I sighed and shut my locker. “Yeah, Fannie Mae, it feels amazing. Mom and dad woke me up this morning with the keys to my very own car: a Corvette. Can you believe it? Then they said they’d pay for all four years of college plus medical school. Then they said I’d never have to come back to Litchville my whole life. Can you believe it?”
It was obvious from the tilt of her head that she didn’t find me that funny. “I don’t find that funny, Duke,” said Fannie Mae. “You have to come back here so I can see you. You know I’m never getting out of here. I’m third-generation trailer trash and that’s all I’ll ever be.”
I put my arm around her shoulders. “Hey, Fannie Mae, that’s not true. You’ll get out of here just like me.”
She wiped tears from her eyes. “No, I won’t. Don’t bother lying to me. You know what it’s like around here. No one ever leaves. We all live and die here and our kids will live and die here and our parents live and die here. The cycle will just happen forever and ever.”
I really didn’t have anything to say to that. I knew as well as she did that she was probably right. There was a greater than even chance that she’d be pregnant by the time she was my age and that I’d be working in a factory like dear old dad about the same time. But I’d be damned if I allowed that to happen to me. I didn’t care if I had to hitch my way out of here. I’d be gone before the ink on my diploma was dry. It was just a matter of making it the two more years.
“Well, well, well, if it isn’t the love birds,” said a new voice. Barrett Inman, my sometime best friend, and all around pain in my ass. A couple inches shorter than me and hair so dark it was almost black. The color of his eyes shifted with the clothes he wore but most of the time they were green. Or blue. I didn’t really go around checking out my best male friends eyes, okay?

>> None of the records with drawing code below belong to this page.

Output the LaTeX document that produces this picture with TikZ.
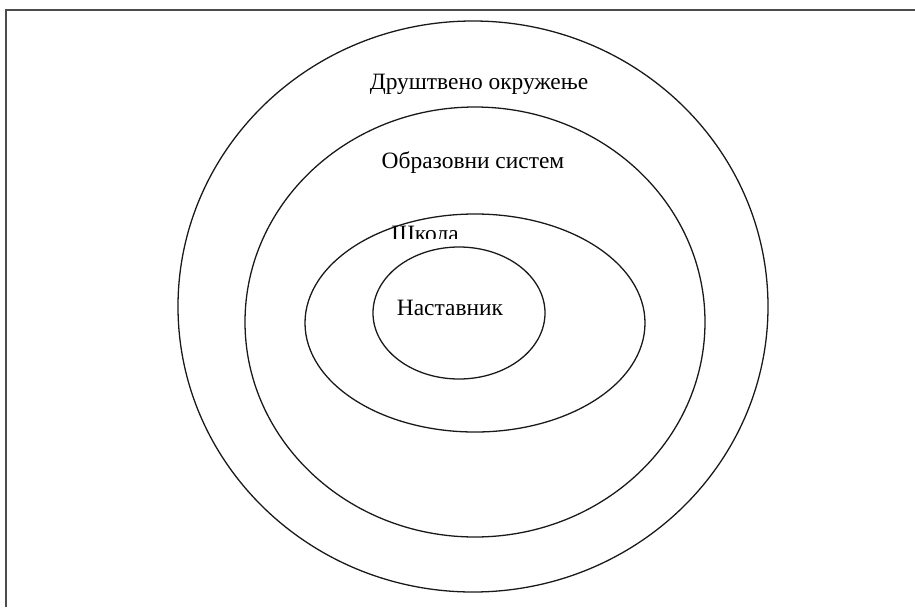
\documentclass[tikz,border=0pt]{standalone}
\usepackage{fontspec}
\setmainfont{Liberation Serif}
\usetikzlibrary{positioning}

\begin{document}
\begin{tikzpicture}[
    x=0.03cm, y=-0.03cm,
    ring/.style={line width=1.1pt, draw=black!90},
    frame/.style={line width=1.2pt, draw=black!70},
    every node/.style={font=\fontsize{20}{24}\selectfont, anchor=base, inner sep=0pt}
]
\useasboundingbox (0,0) rectangle (915,607);

% Frame (left and top edges only)
\draw[frame] (6,607) -- (6,10) -- (915,10);

% Nested rings
\draw[ring] (473,306.5) ellipse (295 and 285.5);
\draw[ring] (475,322) ellipse (230 and 215);
\draw[ring] (475,323) ellipse (170 and 109);

% Labels
\node (society) at (479,89) {Друштвено окружење};
\node (system)  at (473,168) {Образовни систем};
\node (school)  at (425,241) {Школа};

% Innermost ring with its white box, which hides the foot of the school label
\fill[white] (380,239) rectangle (475,250);
\draw[ring, fill=white] (459,313) ellipse (86 and 66);
\node (teacher) at (450,315) {Наставник};
\end{tikzpicture}
\end{document}
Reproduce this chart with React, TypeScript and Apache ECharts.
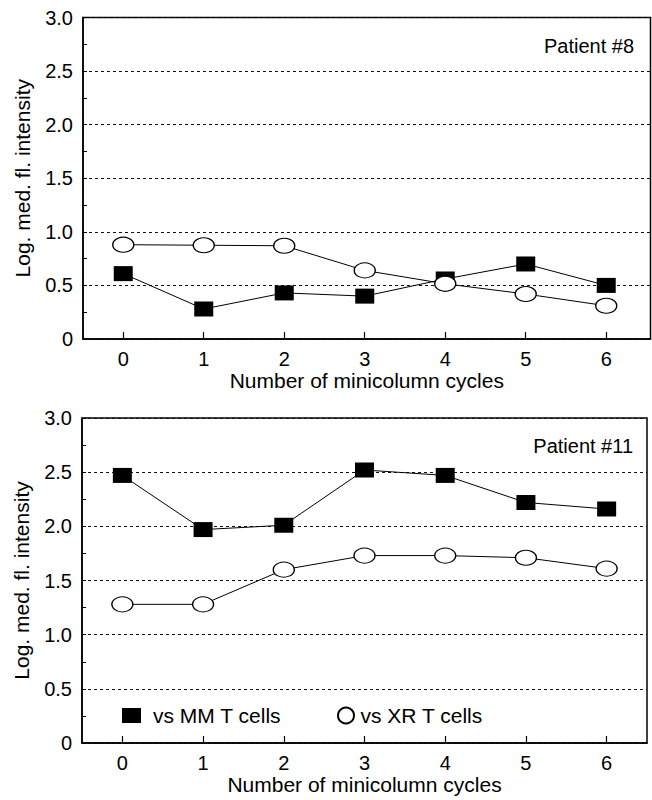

“Shut up, Barrett,” I said. Fannie Mae pulled away from me, wiping at her eyes. She grumbled a quick goodbye to me, glaring at Barrett as she walked away. I gestured to her as I glared at Barrett.
He read the expression on my face but didn’t care. Grinning at me, he said, “Hey, Duke, happy birthday. Mom get you booze or cigs this year?”
He was one of those guys you just couldn’t stay mad at. It wasn’t worth the effort. “Booze, actually. The smokes cost too much these days.”
Barrett nodded sagely at me. “Of course. Good plan. Cause then when your dry ass doesn’t drink it she can just go into your bedroom and use it as backup. Nice. Didn’t know she was that smart.”
That surprised a laugh out of me. My first of the day. “She’s not that smart. You know that.”
He nodded at the departing backside of Fannie Mae, “What’s going on there? You profess your love or something?”
I shook my head. “No, just commiserating on life in the trailer park. You know how it goes.”
He nodded his head at me, “No, not really. Thank God.”
I smiled again. Barrett was always good for a laugh. It was one of the few reasons he was my best friend and that I allowed him to hang around. That and the fact that he didn’t live in the trailer park and never had. He actually lived in a house that didn’t roll or sway in high winds. Lucky bastard.